> [Your instructions]:
Locate all lines with the word "code" and copy them out.
**** Data extract
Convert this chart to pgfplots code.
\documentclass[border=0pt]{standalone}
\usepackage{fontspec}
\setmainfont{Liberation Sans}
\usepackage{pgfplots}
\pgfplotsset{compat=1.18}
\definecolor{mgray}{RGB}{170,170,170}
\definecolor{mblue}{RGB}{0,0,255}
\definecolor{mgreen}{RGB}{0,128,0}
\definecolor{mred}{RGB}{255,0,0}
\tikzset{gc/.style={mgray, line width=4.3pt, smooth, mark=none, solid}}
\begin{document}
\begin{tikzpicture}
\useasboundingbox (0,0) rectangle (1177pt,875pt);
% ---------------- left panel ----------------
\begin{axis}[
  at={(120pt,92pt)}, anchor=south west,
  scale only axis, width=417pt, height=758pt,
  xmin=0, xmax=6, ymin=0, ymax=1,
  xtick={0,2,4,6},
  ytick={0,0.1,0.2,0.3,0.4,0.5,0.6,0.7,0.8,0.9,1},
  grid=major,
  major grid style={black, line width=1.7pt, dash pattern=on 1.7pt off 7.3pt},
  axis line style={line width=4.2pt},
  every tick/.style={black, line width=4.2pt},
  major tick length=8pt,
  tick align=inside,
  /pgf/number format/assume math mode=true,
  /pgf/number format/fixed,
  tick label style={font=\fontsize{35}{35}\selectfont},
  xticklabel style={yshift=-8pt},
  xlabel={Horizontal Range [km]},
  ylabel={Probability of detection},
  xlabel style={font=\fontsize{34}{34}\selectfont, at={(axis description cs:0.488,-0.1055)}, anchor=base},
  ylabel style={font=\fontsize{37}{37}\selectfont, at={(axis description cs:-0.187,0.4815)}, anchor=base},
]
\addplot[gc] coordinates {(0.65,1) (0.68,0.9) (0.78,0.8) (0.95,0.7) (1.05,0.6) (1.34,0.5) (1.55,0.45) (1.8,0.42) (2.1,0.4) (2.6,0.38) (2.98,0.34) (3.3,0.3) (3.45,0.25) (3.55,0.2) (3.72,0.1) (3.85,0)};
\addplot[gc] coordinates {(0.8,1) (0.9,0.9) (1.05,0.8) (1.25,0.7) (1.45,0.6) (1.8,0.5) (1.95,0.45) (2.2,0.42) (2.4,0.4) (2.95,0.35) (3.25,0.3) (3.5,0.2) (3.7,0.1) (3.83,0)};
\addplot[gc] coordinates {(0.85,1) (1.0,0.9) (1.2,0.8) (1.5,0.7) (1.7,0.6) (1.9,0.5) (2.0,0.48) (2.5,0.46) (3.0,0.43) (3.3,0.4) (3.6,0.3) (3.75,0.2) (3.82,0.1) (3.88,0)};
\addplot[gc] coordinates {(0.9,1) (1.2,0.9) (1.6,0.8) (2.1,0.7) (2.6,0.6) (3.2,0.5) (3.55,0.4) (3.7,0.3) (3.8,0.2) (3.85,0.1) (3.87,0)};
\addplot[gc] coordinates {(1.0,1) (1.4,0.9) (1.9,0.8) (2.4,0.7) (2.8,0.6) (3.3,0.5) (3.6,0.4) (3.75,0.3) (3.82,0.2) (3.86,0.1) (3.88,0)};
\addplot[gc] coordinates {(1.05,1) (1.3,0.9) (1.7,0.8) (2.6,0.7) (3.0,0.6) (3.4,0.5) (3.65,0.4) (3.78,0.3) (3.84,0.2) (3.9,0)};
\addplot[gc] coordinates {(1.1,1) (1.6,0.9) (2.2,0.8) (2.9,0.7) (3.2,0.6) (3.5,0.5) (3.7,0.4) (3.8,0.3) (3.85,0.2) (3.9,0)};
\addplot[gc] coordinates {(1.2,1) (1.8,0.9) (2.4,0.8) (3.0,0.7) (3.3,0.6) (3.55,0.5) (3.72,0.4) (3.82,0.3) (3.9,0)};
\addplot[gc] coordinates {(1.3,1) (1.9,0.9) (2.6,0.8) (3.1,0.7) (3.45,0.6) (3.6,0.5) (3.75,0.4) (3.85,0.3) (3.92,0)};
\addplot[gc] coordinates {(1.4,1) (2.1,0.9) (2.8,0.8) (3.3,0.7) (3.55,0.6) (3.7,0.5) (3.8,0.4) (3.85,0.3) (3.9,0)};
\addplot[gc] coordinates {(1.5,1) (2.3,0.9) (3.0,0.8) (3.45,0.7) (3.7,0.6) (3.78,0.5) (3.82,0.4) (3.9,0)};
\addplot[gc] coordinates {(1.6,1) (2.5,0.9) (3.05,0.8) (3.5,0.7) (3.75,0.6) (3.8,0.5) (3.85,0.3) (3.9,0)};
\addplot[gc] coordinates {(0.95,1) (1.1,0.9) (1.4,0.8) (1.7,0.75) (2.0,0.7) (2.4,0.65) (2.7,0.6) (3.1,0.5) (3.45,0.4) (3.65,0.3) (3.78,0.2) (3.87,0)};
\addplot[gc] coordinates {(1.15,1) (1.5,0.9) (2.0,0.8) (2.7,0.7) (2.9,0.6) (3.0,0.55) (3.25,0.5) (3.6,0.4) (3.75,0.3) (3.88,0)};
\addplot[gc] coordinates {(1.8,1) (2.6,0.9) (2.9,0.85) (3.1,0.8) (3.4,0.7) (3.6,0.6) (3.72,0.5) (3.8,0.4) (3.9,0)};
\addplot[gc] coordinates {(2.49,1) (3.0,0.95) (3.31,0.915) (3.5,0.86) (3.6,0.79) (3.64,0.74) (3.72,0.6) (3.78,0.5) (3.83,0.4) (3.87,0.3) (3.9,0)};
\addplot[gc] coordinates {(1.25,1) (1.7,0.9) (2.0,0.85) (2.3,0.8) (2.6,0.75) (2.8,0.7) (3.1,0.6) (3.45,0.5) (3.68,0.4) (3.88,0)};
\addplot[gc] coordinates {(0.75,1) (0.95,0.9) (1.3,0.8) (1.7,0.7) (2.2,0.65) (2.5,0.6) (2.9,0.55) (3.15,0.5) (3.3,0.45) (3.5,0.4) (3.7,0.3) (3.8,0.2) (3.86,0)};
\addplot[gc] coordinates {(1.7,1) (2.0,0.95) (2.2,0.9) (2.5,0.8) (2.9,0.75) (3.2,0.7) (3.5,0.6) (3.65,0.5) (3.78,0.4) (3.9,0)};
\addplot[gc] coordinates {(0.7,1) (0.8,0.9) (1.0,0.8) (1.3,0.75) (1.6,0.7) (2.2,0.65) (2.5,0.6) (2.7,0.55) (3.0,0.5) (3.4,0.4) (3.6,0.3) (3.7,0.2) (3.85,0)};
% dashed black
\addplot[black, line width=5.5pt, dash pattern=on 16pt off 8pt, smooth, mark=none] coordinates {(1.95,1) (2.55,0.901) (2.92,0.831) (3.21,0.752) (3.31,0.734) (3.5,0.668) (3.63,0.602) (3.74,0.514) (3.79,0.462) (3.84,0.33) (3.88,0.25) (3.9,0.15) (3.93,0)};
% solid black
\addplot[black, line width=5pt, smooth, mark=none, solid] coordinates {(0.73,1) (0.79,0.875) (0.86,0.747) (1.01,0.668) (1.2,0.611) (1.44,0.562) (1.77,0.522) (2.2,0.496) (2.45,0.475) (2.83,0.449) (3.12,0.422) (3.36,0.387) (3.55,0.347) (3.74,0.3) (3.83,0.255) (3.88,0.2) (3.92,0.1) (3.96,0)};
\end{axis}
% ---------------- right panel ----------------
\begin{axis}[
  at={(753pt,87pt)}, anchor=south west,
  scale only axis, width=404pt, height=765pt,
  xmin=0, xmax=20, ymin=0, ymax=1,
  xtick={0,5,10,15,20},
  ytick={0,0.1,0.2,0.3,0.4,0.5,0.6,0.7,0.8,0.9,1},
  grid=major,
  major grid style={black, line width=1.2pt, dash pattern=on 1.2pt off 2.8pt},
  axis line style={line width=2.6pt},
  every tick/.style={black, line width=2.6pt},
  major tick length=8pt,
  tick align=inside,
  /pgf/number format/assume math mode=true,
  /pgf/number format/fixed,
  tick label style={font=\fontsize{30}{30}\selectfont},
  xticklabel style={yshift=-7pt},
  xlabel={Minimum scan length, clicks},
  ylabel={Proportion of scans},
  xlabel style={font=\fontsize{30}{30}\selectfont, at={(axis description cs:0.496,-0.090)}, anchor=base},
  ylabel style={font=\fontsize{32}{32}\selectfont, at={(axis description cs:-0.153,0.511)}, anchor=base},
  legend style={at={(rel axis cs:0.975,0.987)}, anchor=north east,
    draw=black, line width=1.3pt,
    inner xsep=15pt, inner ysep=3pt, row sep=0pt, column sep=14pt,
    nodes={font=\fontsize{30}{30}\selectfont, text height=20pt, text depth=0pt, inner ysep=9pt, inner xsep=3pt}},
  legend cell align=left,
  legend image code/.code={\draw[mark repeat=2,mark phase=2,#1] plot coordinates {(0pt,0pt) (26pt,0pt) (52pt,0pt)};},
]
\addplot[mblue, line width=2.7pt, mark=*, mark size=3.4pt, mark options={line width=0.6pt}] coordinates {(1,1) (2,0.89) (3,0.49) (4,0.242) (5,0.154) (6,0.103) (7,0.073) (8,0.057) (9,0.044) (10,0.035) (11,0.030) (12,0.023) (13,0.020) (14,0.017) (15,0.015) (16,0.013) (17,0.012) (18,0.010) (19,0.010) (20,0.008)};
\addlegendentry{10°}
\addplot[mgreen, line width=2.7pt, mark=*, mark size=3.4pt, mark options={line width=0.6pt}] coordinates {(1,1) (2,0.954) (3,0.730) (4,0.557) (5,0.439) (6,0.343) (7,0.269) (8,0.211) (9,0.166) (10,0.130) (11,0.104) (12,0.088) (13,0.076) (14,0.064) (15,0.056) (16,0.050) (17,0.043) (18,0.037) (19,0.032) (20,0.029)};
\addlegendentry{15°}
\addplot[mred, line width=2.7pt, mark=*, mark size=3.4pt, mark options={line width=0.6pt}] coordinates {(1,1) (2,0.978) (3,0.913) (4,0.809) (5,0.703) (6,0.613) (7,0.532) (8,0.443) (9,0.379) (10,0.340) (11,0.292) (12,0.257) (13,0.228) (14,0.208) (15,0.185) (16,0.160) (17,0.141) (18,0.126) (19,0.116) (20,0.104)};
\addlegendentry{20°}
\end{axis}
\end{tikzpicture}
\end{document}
********
> [Task response]:
Convert this chart to pgfplots code.
  legend image code/.code={\draw[mark repeat=2,mark phase=2,#1] plot coordinates {(0pt,0pt) (26pt,0pt) (52pt,0pt)};},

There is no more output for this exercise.